Examples of Using the Alignment Rectangle

Last Updated: Jun 09, 2016 09:50AM MDT
The alignment rectangle is an essential step in order to correct for the position you are standing (angle) or the perspective when you are capturing an image using Spike for photo measurement.
 
Once an image is captured the perspective of the image is calculated by outlining a rectangle on the surface that is to be measured. This identifies and corrects for the horizontal and vertical angle from which the photo was taken.
 

The alignment rectangle step can be completed from the Spike mobile app or Spike Cloud.
 
Note: For Photo Measurements, the laser target (crosshairs), alignment rectangle and measurements must all be on the same surface.
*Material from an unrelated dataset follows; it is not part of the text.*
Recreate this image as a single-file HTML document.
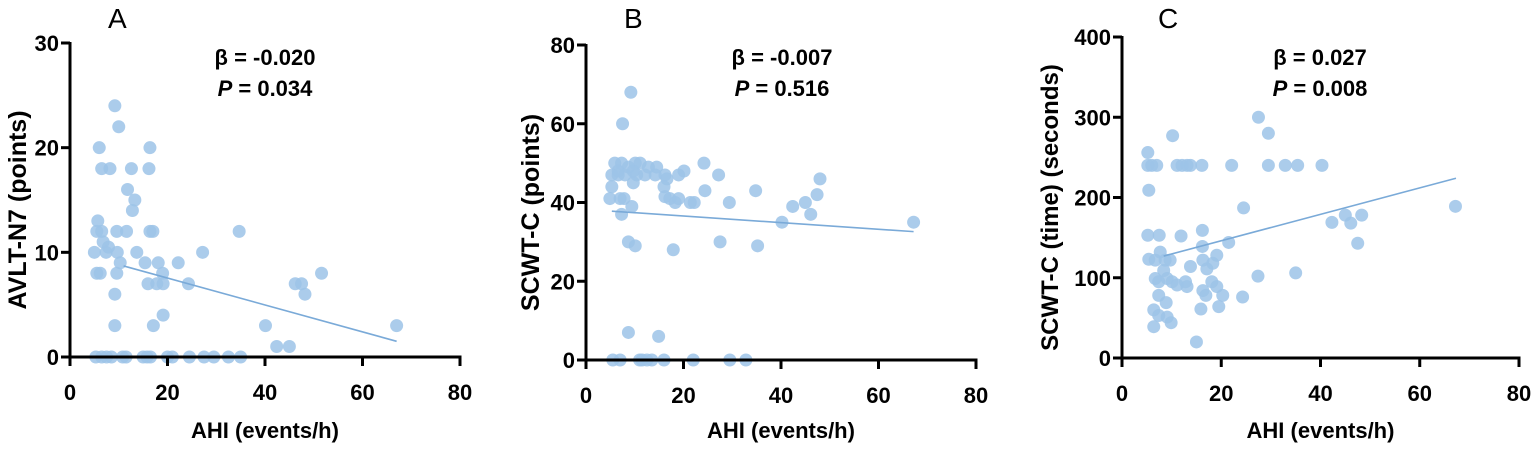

If this is not the case you must use Point-to-Point Measurements. (See the “Spike Support Center”: http://support.ikegps.com/ for more information)
 
How to create an alignment rectangle:

 
  1. Identify a rectangle on the surface you wish to measure.
  2. Point the laser target (crosshairs) at the surface you wish to measure. (optimally the target is in the center of the alignment rectangle
  3. Capture the image which includes the alignment rectangle.
  4. Select “edit” in the photo gallery to access the alignment rectangle, or if measuring a photo for the first time you will be in alignment mode by default. A yellow rectangular shape will appear over your target.
  5. Drag the anchors of the rectangle to align them to the extreme corners of the surface you want to measure.
TIP: Use the zoom window to help you align the anchors precisely to the corners of your object. You may also use your fingers to Pinch & Zoom on the photo to better view the object.
 
Alignment rectangle examples:
To improve the accuracy of your measurements use an alignment rectangle that meets these requirements:
  • the rectangle is the same size or larger than what you are measuring
  • the Spike laser (orange dot) is as close to the center of the alignment rectangle
  • the rectangle surrounds the area being measured
 
To help you recognize suitable rectangles on the surfaces you are measuring, we have put together the following examples.
 

 
Since the sign is the object to be measured, the sign has been used for the alignment rectangle and the Spike laser (orange dot) is near the center of the alignment. Where possible the alignmen rectangle should encompass the area to be measured.

 

 
The lines of the siding and the frame can  be used as guides for creating an alignment rectangle. Using these lines, create a large rectangle. It is better to have a larger rectangle than smaller, and also ensure that the rectangle encompasses the Spike laser (red dot).

If a corner is obscured use the line of the siding instead of the corner the zoom window.


A second image needs to be captured to measure the area protruding (bump out) because it is a different surface.
The alignment rectangle uses the line from the siding at the top because of the shadow at the top.
When identifying the rectangle to use consider how defined it is particularly if there is shadow. For example, underneath an awning.

 


In this example we have used the line at the top rather than the corners using the zoom window because the corners are cut off.

    1. Move the bottom two anchor points so they are on the bottom two corners
    2. Zoom in on the top line
    3. Move one of the top anchor points to approximate its final position
    4. Move the final anchor point using the line at the top
    5. Go back and adjust the other top anchor point

 In this example, if there were no lines to use, you could use the location where the eaves intersect the side of the house, if the eaves are  symmetrical.


The whole area has been used in this example. Note the Spike laser is not on the raised letters but on the surface we are measuring. To measure the letters either measure them on the background surface beside the letters or aim the laser at the letters and use the top and bottom of the letters plus the two “I’s” to create the sides


In this example the line of the bricks have been used. Because there may be some deviation in the placement of the bricks make the alignment
rectangle as large as possible to average out any deviations.
Note: This image has been captured at a tight angle it would have been better to step back and taken the image across the road if possible.